Auch beim Kinderschutz gibt es keine Verbesserungen: 340 Betreuungsplätzen für unbegleitete Minderjährige stehen nach Angaben von Ärzte ohne Grenzen 4460 Kinder-Flüchtlingen gegenüber.

Bei Außentemperaturen um den Gefrierpunkt gibt es kaum funktionierende Heizkörper und ausreichende Bekleidung. Statt Socken oder Strümpfen wickeln sich die Flüchtlinge Wollreste um die Füße, wenn sie nach ihrer Entlassung stundenlang bei Minusgraden vor den Lagern um amtliche Bestätigungen anstehen müssen.

Wer endlich aus den Lagern entlassen wird, erhält keine staatliche Unterstützung mehr. Ohne Geld und Nahrung machen sich viele auf den viereinhalb Stunden dauernden Fußmarsch von Fylakio zum nächsten Bahnhof. Von dort sind es 1.000 Kilometer nach Athen.

Doch auch dort angelangt, bewegen sich die Asylwerber in einem Niemandsland: Rechtlich, menschlich und existenziell. Die Weiterreise in ein reicheres Land der Union ist nur wieder über Schlepperorganisationen möglich. Werden Asylsuchende in Österreich aufgegriffen, beginnt die Odyssee oft von Neuem. Anni Knapp von der österreichischen Asylkoordination berichtet über zahlreiche Abschiebungen von Flüchtlingen aus Österreich nach Ungarn.

Warnung vor Ungarn

Das UN-Flüchtlingshochkommissariat UNHCR warnt vor diesen Abschiebungen. Christoph Pinter, Chefjurist der Behörde: "Es hat den Anschein, dass Misshandlungen von Asylwerbern durch ungarische Polizisten alltäglich vorkommen.“ Außerdem gaben Inhaftierte zu Protokoll, ihnen seien "systematisch Medikamente und Beruhigungsmittel verabreicht worden“, so Pinter.

Die ungarischen Behörden schieben überdies laut UNHCR regelmäßig Asylwerber nach Serbien ab. Wenn sie Pech haben, landen die Menschen dann nach Jahren der Irrfahrt wieder in Griechenland, in Athen oder in den Lagern am Evros. Von Serbien ist nämlich im Gegensatz zur derzeitigen Praxis in der EU die Abschiebung nach Griechenland möglich.

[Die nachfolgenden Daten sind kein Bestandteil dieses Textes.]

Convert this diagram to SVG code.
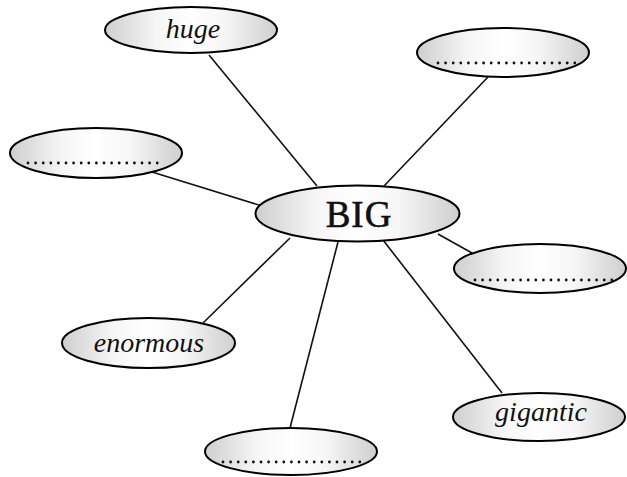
<svg xmlns="http://www.w3.org/2000/svg" width="627" height="477" viewBox="0 0 627 477">
<defs>
<linearGradient id="shade" x1="0" y1="0" x2="1" y2="0">
<stop offset="0" stop-color="#cfcfcf"/>
<stop offset="0.12" stop-color="#dedede"/>
<stop offset="0.3" stop-color="#f6f6f6"/>
<stop offset="0.5" stop-color="#ffffff"/>
<stop offset="0.7" stop-color="#f6f6f6"/>
<stop offset="0.88" stop-color="#dedede"/>
<stop offset="1" stop-color="#cfcfcf"/>
</linearGradient>
</defs>
<style>
.bubble{fill:url(#shade);stroke:#000;stroke-width:2}
.word{font-family:"Liberation Serif","DejaVu Serif",serif;font-style:italic;font-size:28px;fill:#111;text-anchor:middle}
.big{font-family:"Liberation Serif","DejaVu Serif",serif;font-size:37px;fill:#111;stroke:#111;stroke-width:0.6;text-anchor:middle;letter-spacing:1px}
.blank{stroke:#111;stroke-width:2.8;stroke-linecap:round;stroke-dasharray:0 7.6;fill:none}
.link{stroke:#111;stroke-width:1.6;fill:none}
</style>
<rect width="627" height="477" fill="#fff"/>
<g id="connectors">
<line class="link" x1="209" y1="55" x2="317" y2="186"/>
<line class="link" x1="488" y1="77" x2="384" y2="186"/>
<line class="link" x1="152" y1="172" x2="262" y2="206"/>
<line class="link" x1="438" y1="234" x2="472" y2="253"/>
<line class="link" x1="290" y1="238" x2="203" y2="323"/>
<line class="link" x1="338" y1="242" x2="290" y2="428"/>
<line class="link" x1="383" y1="240" x2="502" y2="393"/>
</g>
<g id="node-huge">
<ellipse class="bubble" cx="191" cy="30" rx="86" ry="23"/>
<text class="word" x="193" y="38">huge</text>
</g>
<g id="node-blank-topright">
<ellipse class="bubble" cx="503" cy="52.5" rx="86" ry="24.5"/>
<line class="blank" x1="438" y1="63" x2="576" y2="63"/>
</g>
<g id="node-blank-left">
<ellipse class="bubble" cx="96" cy="153" rx="86" ry="25"/>
<line class="blank" x1="28" y1="163" x2="164" y2="163"/>
</g>
<g id="node-big">
<ellipse class="bubble" cx="357.5" cy="213.5" rx="102" ry="28"/>
<text class="big" x="359" y="227">BIG</text>
</g>
<g id="node-blank-right">
<ellipse class="bubble" cx="540" cy="268.5" rx="86" ry="24.5"/>
<line class="blank" x1="475" y1="280" x2="612" y2="280"/>
</g>
<g id="node-enormous">
<ellipse class="bubble" cx="148.5" cy="343" rx="86.5" ry="25"/>
<text class="word" x="149" y="352">enormous</text>
</g>
<g id="node-gigantic">
<ellipse class="bubble" cx="539" cy="417" rx="86" ry="24"/>
<text class="word" x="541" y="421">gigantic</text>
</g>
<g id="node-blank-bottom">
<ellipse class="bubble" cx="291" cy="451.5" rx="86" ry="23.5"/>
<line class="blank" x1="223" y1="462" x2="360" y2="462"/>
</g>
</svg>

Postskript: Die EU-Kommission hat Griechenland 2010 über 20 Millionen Euro für die Erneuerung der Flüchtlingslager zur Verfügung gestellt. Athen hat diese Gelder bisher nicht abgerufen. Gegenüber den empörten Abgeordneten aus Deutschland rechtfertigte sich der zuständige Minister Christos Papoutsis im Oktober damit, Aufwendungen für die Flüchtlinge wären dem griechischen Volk "nicht vermittelbar“.

Im Oktober hat Deutschland die EU-Kommission aufgefordert, wegen der unmenschlichen Zustände ein EU-Vertragsverletzungsverfahren zu prüfen.